▶ **Given information**:

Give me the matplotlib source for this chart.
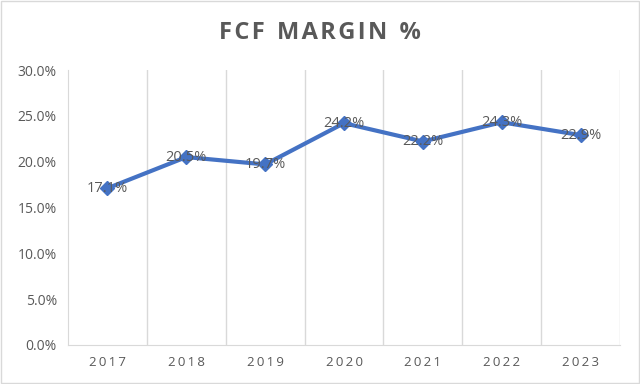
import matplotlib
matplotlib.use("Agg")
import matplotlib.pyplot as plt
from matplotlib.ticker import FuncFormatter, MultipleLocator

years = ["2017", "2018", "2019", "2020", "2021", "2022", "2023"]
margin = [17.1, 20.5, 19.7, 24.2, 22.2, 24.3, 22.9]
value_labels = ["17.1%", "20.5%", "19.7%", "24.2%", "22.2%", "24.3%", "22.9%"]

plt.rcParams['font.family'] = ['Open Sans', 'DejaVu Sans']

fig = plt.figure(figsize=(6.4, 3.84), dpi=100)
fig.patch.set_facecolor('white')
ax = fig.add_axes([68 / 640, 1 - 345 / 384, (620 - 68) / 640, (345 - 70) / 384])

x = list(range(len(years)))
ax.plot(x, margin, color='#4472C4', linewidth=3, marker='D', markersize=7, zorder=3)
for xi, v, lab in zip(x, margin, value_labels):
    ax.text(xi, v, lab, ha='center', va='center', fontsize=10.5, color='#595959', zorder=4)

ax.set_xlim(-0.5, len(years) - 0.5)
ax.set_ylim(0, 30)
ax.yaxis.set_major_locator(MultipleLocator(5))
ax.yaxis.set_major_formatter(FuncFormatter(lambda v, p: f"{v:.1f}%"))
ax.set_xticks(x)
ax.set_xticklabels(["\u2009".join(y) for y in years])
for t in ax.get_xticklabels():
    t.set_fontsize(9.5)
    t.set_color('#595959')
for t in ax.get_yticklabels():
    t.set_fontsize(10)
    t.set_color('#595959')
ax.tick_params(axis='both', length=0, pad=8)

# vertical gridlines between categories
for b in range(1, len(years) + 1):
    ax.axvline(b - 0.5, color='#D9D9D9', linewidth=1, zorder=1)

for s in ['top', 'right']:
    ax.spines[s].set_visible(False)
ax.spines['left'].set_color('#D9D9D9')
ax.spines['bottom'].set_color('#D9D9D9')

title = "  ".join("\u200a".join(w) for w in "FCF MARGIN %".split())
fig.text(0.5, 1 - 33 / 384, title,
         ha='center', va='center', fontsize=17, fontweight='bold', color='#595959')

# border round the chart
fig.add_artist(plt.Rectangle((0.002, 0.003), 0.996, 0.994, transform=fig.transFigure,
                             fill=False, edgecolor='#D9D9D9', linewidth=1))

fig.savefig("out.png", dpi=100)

▶ **Exercise instructions**: Give again, exactly, the lines from the start of the data through the one holding "plt.rcParams['font.family'] = ['Open"; omit the pictures.

▶ **Solution to the problem**:
Give me the matplotlib source for this chart.
import matplotlib
matplotlib.use("Agg")
import matplotlib.pyplot as plt
from matplotlib.ticker import FuncFormatter, MultipleLocator

years = ["2017", "2018", "2019", "2020", "2021", "2022", "2023"]
margin = [17.1, 20.5, 19.7, 24.2, 22.2, 24.3, 22.9]
value_labels = ["17.1%", "20.5%", "19.7%", "24.2%", "22.2%", "24.3%", "22.9%"]

plt.rcParams['font.family'] = ['Open Sans', 'DejaVu Sans']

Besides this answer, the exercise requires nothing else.